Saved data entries
---------------
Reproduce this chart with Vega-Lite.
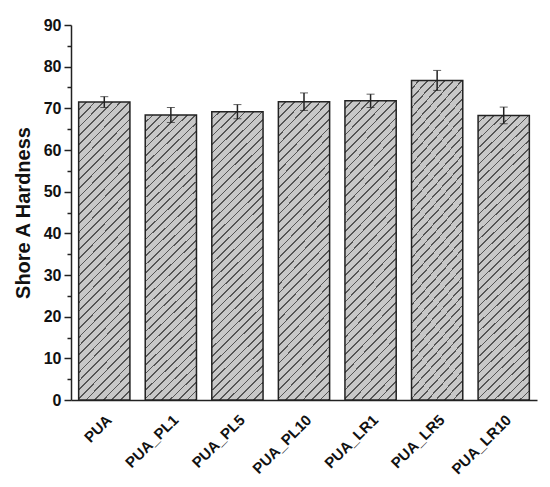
{
  "$schema": "https://vega.github.io/schema/vega-lite/v6.json",
  "width": 466,
  "height": 375,
  "autosize": {"type": "none"},
  "padding": {"left": 71, "top": 25, "right": 13, "bottom": 87},
  "background": "white",
  "config": {
    "view": {"stroke": null},
    "font": "Liberation Sans",
    "axis": {"labelFont": "Liberation Sans", "titleFont": "Liberation Sans", "labelColor": "#111", "titleColor": "#111", "domainColor": "#222", "tickColor": "#222", "grid": false}
  },
  "data": {
    "values": [
      {"sample": "PUA", "value": 71.5, "err": 1.3},
      {"sample": "PUA_PL1", "value": 68.4, "err": 1.8},
      {"sample": "PUA_PL5", "value": 69.2, "err": 1.7},
      {"sample": "PUA_PL10", "value": 71.6, "err": 2.1},
      {"sample": "PUA_LR1", "value": 71.8, "err": 1.6},
      {"sample": "PUA_LR5", "value": 76.7, "err": 2.4},
      {"sample": "PUA_LR10", "value": 68.3, "err": 2.0}
    ]
  },
  "resolve": {"axis": {"y": "independent"}},
  "layer": [
    {
      "mark": {
        "type": "bar",
        "stroke": "#222",
        "strokeWidth": 1.5,
        "fill": {
          "gradient": "linear", "x1": 0, "y1": 0, "x2": 0.2, "y2": 1.14,
          "stops": [
            {"offset":0,"color":"#c8c8c8"},{"offset":0.02,"color":"#c8c8c8"},{"offset":0.02,"color":"#555"},{"offset":0.025,"color":"#555"},
            {"offset":0.025,"color":"#c8c8c8"},{"offset":0.045,"color":"#c8c8c8"},{"offset":0.045,"color":"#555"},{"offset":0.05,"color":"#555"},
            {"offset":0.05,"color":"#c8c8c8"},{"offset":0.07,"color":"#c8c8c8"},{"offset":0.07,"color":"#555"},{"offset":0.075,"color":"#555"},
            {"offset":0.075,"color":"#c8c8c8"},{"offset":0.095,"color":"#c8c8c8"},{"offset":0.095,"color":"#555"},{"offset":0.1,"color":"#555"},
            {"offset":0.1,"color":"#c8c8c8"},{"offset":0.12,"color":"#c8c8c8"},{"offset":0.12,"color":"#555"},{"offset":0.125,"color":"#555"},
            {"offset":0.125,"color":"#c8c8c8"},{"offset":0.145,"color":"#c8c8c8"},{"offset":0.145,"color":"#555"},{"offset":0.15,"color":"#555"},
            {"offset":0.15,"color":"#c8c8c8"},{"offset":0.17,"color":"#c8c8c8"},{"offset":0.17,"color":"#555"},{"offset":0.175,"color":"#555"},
            {"offset":0.175,"color":"#c8c8c8"},{"offset":0.195,"color":"#c8c8c8"},{"offset":0.195,"color":"#555"},{"offset":0.2,"color":"#555"},
            {"offset":0.2,"color":"#c8c8c8"},{"offset":0.22,"color":"#c8c8c8"},{"offset":0.22,"color":"#555"},{"offset":0.225,"color":"#555"},
            {"offset":0.225,"color":"#c8c8c8"},{"offset":0.245,"color":"#c8c8c8"},{"offset":0.245,"color":"#555"},{"offset":0.25,"color":"#555"},
            {"offset":0.25,"color":"#c8c8c8"},{"offset":0.27,"color":"#c8c8c8"},{"offset":0.27,"color":"#555"},{"offset":0.275,"color":"#555"},
            {"offset":0.275,"color":"#c8c8c8"},{"offset":0.295,"color":"#c8c8c8"},{"offset":0.295,"color":"#555"},{"offset":0.3,"color":"#555"},
            {"offset":0.3,"color":"#c8c8c8"},{"offset":0.32,"color":"#c8c8c8"},{"offset":0.32,"color":"#555"},{"offset":0.325,"color":"#555"},
            {"offset":0.325,"color":"#c8c8c8"},{"offset":0.345,"color":"#c8c8c8"},{"offset":0.345,"color":"#555"},{"offset":0.35,"color":"#555"},
            {"offset":0.35,"color":"#c8c8c8"},{"offset":0.37,"color":"#c8c8c8"},{"offset":0.37,"color":"#555"},{"offset":0.375,"color":"#555"},
            {"offset":0.375,"color":"#c8c8c8"},{"offset":0.395,"color":"#c8c8c8"},{"offset":0.395,"color":"#555"},{"offset":0.4,"color":"#555"},
            {"offset":0.4,"color":"#c8c8c8"},{"offset":0.42,"color":"#c8c8c8"},{"offset":0.42,"color":"#555"},{"offset":0.425,"color":"#555"},
            {"offset":0.425,"color":"#c8c8c8"},{"offset":0.445,"color":"#c8c8c8"},{"offset":0.445,"color":"#555"},{"offset":0.45,"color":"#555"},
            {"offset":0.45,"color":"#c8c8c8"},{"offset":0.47,"color":"#c8c8c8"},{"offset":0.47,"color":"#555"},{"offset":0.475,"color":"#555"},
            {"offset":0.475,"color":"#c8c8c8"},{"offset":0.495,"color":"#c8c8c8"},{"offset":0.495,"color":"#555"},{"offset":0.5,"color":"#555"},
            {"offset":0.5,"color":"#c8c8c8"},{"offset":0.52,"color":"#c8c8c8"},{"offset":0.52,"color":"#555"},{"offset":0.525,"color":"#555"},
            {"offset":0.525,"color":"#c8c8c8"},{"offset":0.545,"color":"#c8c8c8"},{"offset":0.545,"color":"#555"},{"offset":0.55,"color":"#555"},
            {"offset":0.55,"color":"#c8c8c8"},{"offset":0.57,"color":"#c8c8c8"},{"offset":0.57,"color":"#555"},{"offset":0.575,"color":"#555"},
            {"offset":0.575,"color":"#c8c8c8"},{"offset":0.595,"color":"#c8c8c8"},{"offset":0.595,"color":"#555"},{"offset":0.6,"color":"#555"},
            {"offset":0.6,"color":"#c8c8c8"},{"offset":0.62,"color":"#c8c8c8"},{"offset":0.62,"color":"#555"},{"offset":0.625,"color":"#555"},
            {"offset":0.625,"color":"#c8c8c8"},{"offset":0.645,"color":"#c8c8c8"},{"offset":0.645,"color":"#555"},{"offset":0.65,"color":"#555"},
            {"offset":0.65,"color":"#c8c8c8"},{"offset":0.67,"color":"#c8c8c8"},{"offset":0.67,"color":"#555"},{"offset":0.675,"color":"#555"},
            {"offset":0.675,"color":"#c8c8c8"},{"offset":0.695,"color":"#c8c8c8"},{"offset":0.695,"color":"#555"},{"offset":0.7,"color":"#555"},
            {"offset":0.7,"color":"#c8c8c8"},{"offset":0.72,"color":"#c8c8c8"},{"offset":0.72,"color":"#555"},{"offset":0.725,"color":"#555"},
            {"offset":0.725,"color":"#c8c8c8"},{"offset":0.745,"color":"#c8c8c8"},{"offset":0.745,"color":"#555"},{"offset":0.75,"color":"#555"},
            {"offset":0.75,"color":"#c8c8c8"},{"offset":0.77,"color":"#c8c8c8"},{"offset":0.77,"color":"#555"},{"offset":0.775,"color":"#555"},
            {"offset":0.775,"color":"#c8c8c8"},{"offset":0.795,"color":"#c8c8c8"},{"offset":0.795,"color":"#555"},{"offset":0.8,"color":"#555"},
            {"offset":0.8,"color":"#c8c8c8"},{"offset":0.82,"color":"#c8c8c8"},{"offset":0.82,"color":"#555"},{"offset":0.825,"color":"#555"},
            {"offset":0.825,"color":"#c8c8c8"},{"offset":0.845,"color":"#c8c8c8"},{"offset":0.845,"color":"#555"},{"offset":0.85,"color":"#555"},
            {"offset":0.85,"color":"#c8c8c8"},{"offset":0.87,"color":"#c8c8c8"},{"offset":0.87,"color":"#555"},{"offset":0.875,"color":"#555"},
            {"offset":0.875,"color":"#c8c8c8"},{"offset":0.895,"color":"#c8c8c8"},{"offset":0.895,"color":"#555"},{"offset":0.9,"color":"#555"},
            {"offset":0.9,"color":"#c8c8c8"},{"offset":0.92,"color":"#c8c8c8"},{"offset":0.92,"color":"#555"},{"offset":0.925,"color":"#555"},
            {"offset":0.925,"color":"#c8c8c8"},{"offset":0.945,"color":"#c8c8c8"},{"offset":0.945,"color":"#555"},{"offset":0.95,"color":"#555"},
            {"offset":0.95,"color":"#c8c8c8"},{"offset":0.97,"color":"#c8c8c8"},{"offset":0.97,"color":"#555"},{"offset":0.975,"color":"#555"},
            {"offset":0.975,"color":"#c8c8c8"},{"offset":0.995,"color":"#c8c8c8"},{"offset":0.995,"color":"#555"},{"offset":1,"color":"#555"}
          ]
        }
      },
      "encoding": {
        "x": {
          "field": "sample", "type": "nominal", "sort": null,
          "scale": {"paddingInner": 0.23, "paddingOuter": 0.115},
          "axis": {"title": null, "labelAngle": -45, "labelAlign": "right", "labelBaseline": "top", "labelFontSize": 15, "labelFontWeight": "bold", "ticks": false, "labelPadding": 12, "domainWidth": 1.5}
        },
        "y": {
          "field": "value", "type": "quantitative",
          "scale": {"domain": [0, 90], "nice": false, "zero": true},
          "axis": {"title": "Shore A Hardness", "titleFontSize": 20, "titleFontWeight": "bold", "titlePadding": 10, "values": [0, 10, 20, 30, 40, 50, 60, 70, 80, 90], "labelFontSize": 16, "labelFontWeight": "bold", "tickSize": 7, "tickWidth": 1.5, "domainWidth": 1.5, "labelPadding": 3, "orient": "left"}
        }
      }
    },
    {
      "mark": {"type": "errorbar", "ticks": {"size": 8, "color": "#222", "strokeWidth": 1.5}, "rule": {"color": "#222", "strokeWidth": 1.5}},
      "encoding": {
        "x": {"field": "sample", "type": "nominal", "sort": null},
        "y": {
          "field": "value", "type": "quantitative",
          "axis": {"title": null, "orient": "left", "values": [5, 15, 25, 35, 45, 55, 65, 75, 85], "labels": false, "domain": false, "tickSize": 4, "tickWidth": 1.5, "tickColor": "#222"}
        },
        "yError": {"field": "err"}
      }
    }
  ]
}
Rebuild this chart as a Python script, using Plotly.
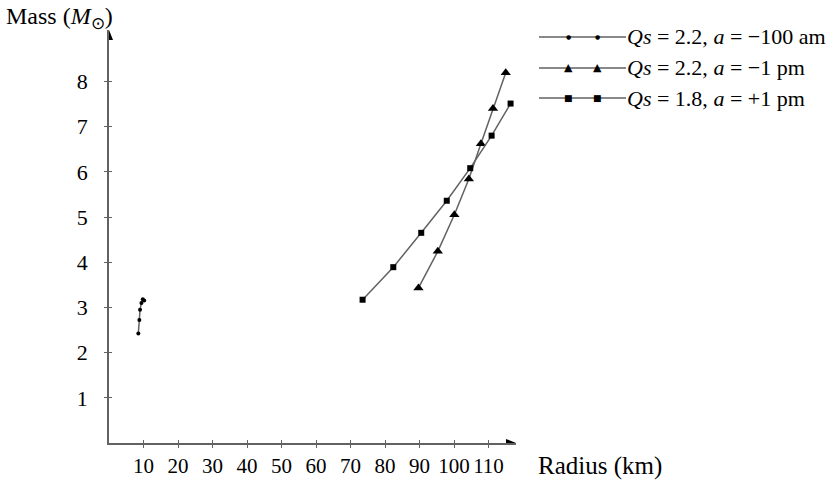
---------------
From the listing above, find the number of lines with the word "this" in them. Answer with the number only.

## Task result
2